◆ Instructions for the task
Quote every line as written. Omit pictures.

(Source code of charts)
------

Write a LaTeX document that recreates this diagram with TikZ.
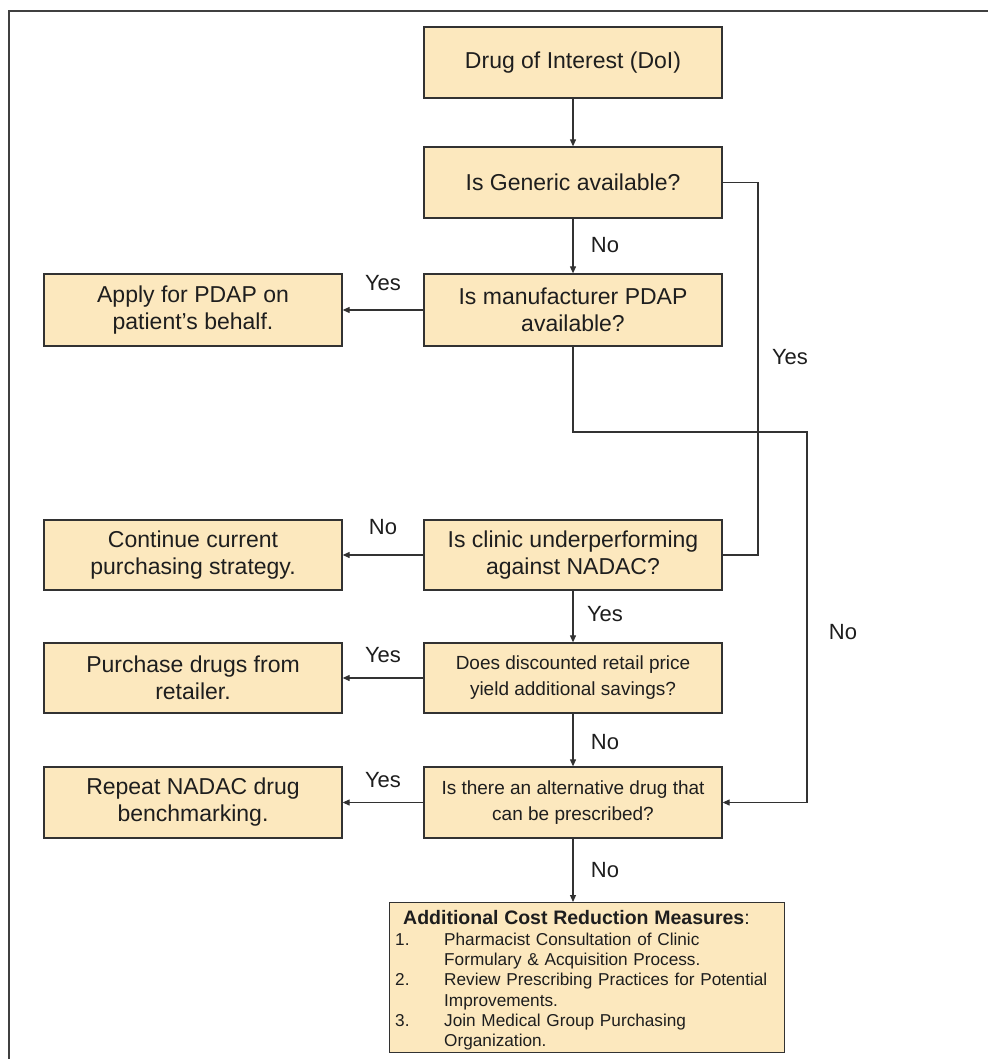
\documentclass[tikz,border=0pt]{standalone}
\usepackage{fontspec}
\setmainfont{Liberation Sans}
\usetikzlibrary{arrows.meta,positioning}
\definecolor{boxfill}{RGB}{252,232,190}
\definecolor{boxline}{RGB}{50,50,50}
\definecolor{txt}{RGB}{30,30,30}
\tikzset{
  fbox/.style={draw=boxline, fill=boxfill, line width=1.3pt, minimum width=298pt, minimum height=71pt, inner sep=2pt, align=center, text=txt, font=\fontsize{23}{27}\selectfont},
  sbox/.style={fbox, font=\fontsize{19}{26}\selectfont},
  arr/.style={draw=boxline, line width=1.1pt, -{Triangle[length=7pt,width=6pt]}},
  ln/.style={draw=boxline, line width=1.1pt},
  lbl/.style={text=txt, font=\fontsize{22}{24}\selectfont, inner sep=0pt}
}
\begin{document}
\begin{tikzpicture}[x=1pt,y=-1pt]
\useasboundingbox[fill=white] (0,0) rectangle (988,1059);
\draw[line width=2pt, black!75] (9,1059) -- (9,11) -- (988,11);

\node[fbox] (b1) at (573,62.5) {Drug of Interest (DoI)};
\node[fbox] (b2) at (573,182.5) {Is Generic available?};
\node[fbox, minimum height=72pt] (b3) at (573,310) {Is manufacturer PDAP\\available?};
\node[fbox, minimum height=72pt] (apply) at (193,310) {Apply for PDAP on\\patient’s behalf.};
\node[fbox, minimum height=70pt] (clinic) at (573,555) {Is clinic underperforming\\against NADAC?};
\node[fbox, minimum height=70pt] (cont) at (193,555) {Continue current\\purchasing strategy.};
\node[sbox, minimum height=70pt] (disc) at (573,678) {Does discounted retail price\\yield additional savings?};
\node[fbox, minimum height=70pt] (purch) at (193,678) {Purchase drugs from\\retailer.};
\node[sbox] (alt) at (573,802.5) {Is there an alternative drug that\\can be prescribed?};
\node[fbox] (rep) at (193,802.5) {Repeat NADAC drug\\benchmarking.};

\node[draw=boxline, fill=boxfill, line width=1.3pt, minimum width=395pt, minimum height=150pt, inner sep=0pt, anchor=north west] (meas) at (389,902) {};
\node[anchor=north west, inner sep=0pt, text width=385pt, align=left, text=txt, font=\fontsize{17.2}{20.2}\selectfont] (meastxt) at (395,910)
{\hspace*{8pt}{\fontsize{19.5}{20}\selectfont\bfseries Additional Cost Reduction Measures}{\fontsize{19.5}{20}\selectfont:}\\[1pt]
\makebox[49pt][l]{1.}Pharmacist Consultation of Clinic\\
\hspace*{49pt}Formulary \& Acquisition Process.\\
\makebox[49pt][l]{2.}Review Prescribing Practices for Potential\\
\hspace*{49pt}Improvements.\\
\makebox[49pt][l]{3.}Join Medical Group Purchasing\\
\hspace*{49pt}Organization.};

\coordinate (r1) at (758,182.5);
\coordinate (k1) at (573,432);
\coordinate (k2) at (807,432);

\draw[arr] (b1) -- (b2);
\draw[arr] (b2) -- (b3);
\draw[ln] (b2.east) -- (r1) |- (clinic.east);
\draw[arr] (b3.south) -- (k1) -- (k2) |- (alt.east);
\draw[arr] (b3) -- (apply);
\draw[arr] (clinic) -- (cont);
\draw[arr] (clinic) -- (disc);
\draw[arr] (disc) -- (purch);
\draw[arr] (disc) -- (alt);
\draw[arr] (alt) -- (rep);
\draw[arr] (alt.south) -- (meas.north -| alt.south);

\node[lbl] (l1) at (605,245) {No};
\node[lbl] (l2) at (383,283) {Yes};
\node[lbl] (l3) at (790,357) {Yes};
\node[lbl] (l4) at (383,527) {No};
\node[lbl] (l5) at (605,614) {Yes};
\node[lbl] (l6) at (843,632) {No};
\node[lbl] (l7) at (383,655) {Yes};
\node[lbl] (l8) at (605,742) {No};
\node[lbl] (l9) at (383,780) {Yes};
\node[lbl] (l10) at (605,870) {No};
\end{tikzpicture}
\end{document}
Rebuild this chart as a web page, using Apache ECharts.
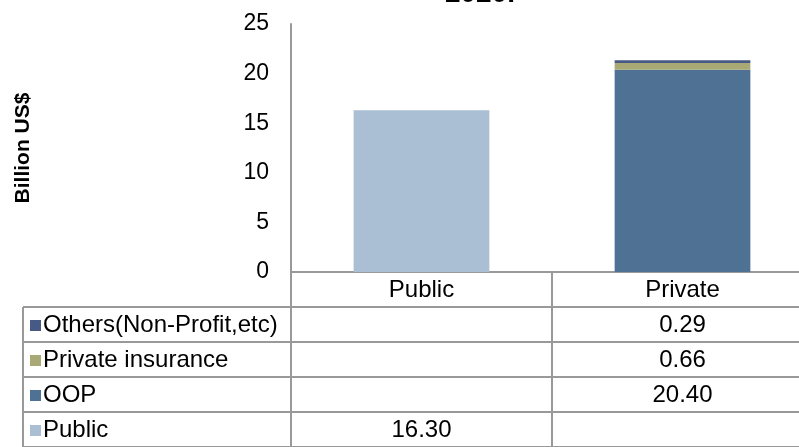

------

◆ Answer for the task
Write a LaTeX document that recreates this diagram with TikZ.
\documentclass[tikz,border=0pt]{standalone}
\usepackage{fontspec}
\setmainfont{Liberation Sans}
\usetikzlibrary{arrows.meta,positioning}
\definecolor{boxfill}{RGB}{252,232,190}
\definecolor{boxline}{RGB}{50,50,50}
\definecolor{txt}{RGB}{30,30,30}
\tikzset{
  fbox/.style={draw=boxline, fill=boxfill, line width=1.3pt, minimum width=298pt, minimum height=71pt, inner sep=2pt, align=center, text=txt, font=\fontsize{23}{27}\selectfont},
  sbox/.style={fbox, font=\fontsize{19}{26}\selectfont},
  arr/.style={draw=boxline, line width=1.1pt, -{Triangle[length=7pt,width=6pt]}},
  ln/.style={draw=boxline, line width=1.1pt},
  lbl/.style={text=txt, font=\fontsize{22}{24}\selectfont, inner sep=0pt}
}
\begin{document}
\begin{tikzpicture}[x=1pt,y=-1pt]
\useasboundingbox[fill=white] (0,0) rectangle (988,1059);
\draw[line width=2pt, black!75] (9,1059) -- (9,11) -- (988,11);

\node[fbox] (b1) at (573,62.5) {Drug of Interest (DoI)};
\node[fbox] (b2) at (573,182.5) {Is Generic available?};
\node[fbox, minimum height=72pt] (b3) at (573,310) {Is manufacturer PDAP\\available?};
\node[fbox, minimum height=72pt] (apply) at (193,310) {Apply for PDAP on\\patient’s behalf.};
\node[fbox, minimum height=70pt] (clinic) at (573,555) {Is clinic underperforming\\against NADAC?};
\node[fbox, minimum height=70pt] (cont) at (193,555) {Continue current\\purchasing strategy.};
\node[sbox, minimum height=70pt] (disc) at (573,678) {Does discounted retail price\\yield additional savings?};
\node[fbox, minimum height=70pt] (purch) at (193,678) {Purchase drugs from\\retailer.};
\node[sbox] (alt) at (573,802.5) {Is there an alternative drug that\\can be prescribed?};
\node[fbox] (rep) at (193,802.5) {Repeat NADAC drug\\benchmarking.};

\node[draw=boxline, fill=boxfill, line width=1.3pt, minimum width=395pt, minimum height=150pt, inner sep=0pt, anchor=north west] (meas) at (389,902) {};
\node[anchor=north west, inner sep=0pt, text width=385pt, align=left, text=txt, font=\fontsize{17.2}{20.2}\selectfont] (meastxt) at (395,910)
{\hspace*{8pt}{\fontsize{19.5}{20}\selectfont\bfseries Additional Cost Reduction Measures}{\fontsize{19.5}{20}\selectfont:}\\[1pt]
\makebox[49pt][l]{1.}Pharmacist Consultation of Clinic\\
\hspace*{49pt}Formulary \& Acquisition Process.\\
\makebox[49pt][l]{2.}Review Prescribing Practices for Potential\\
\hspace*{49pt}Improvements.\\
\makebox[49pt][l]{3.}Join Medical Group Purchasing\\
\hspace*{49pt}Organization.};

\coordinate (r1) at (758,182.5);
\coordinate (k1) at (573,432);
\coordinate (k2) at (807,432);

\draw[arr] (b1) -- (b2);
\draw[arr] (b2) -- (b3);
\draw[ln] (b2.east) -- (r1) |- (clinic.east);
\draw[arr] (b3.south) -- (k1) -- (k2) |- (alt.east);
\draw[arr] (b3) -- (apply);
\draw[arr] (clinic) -- (cont);
\draw[arr] (clinic) -- (disc);
\draw[arr] (disc) -- (purch);
\draw[arr] (disc) -- (alt);
\draw[arr] (alt) -- (rep);
\draw[arr] (alt.south) -- (meas.north -| alt.south);

\node[lbl] (l1) at (605,245) {No};
\node[lbl] (l2) at (383,283) {Yes};
\node[lbl] (l3) at (790,357) {Yes};
\node[lbl] (l4) at (383,527) {No};
\node[lbl] (l5) at (605,614) {Yes};
\node[lbl] (l6) at (843,632) {No};
\node[lbl] (l7) at (383,655) {Yes};
\node[lbl] (l8) at (605,742) {No};
\node[lbl] (l9) at (383,780) {Yes};
\node[lbl] (l10) at (605,870) {No};
\end{tikzpicture}
\end{document}
Rebuild this chart as a web page, using Apache ECharts.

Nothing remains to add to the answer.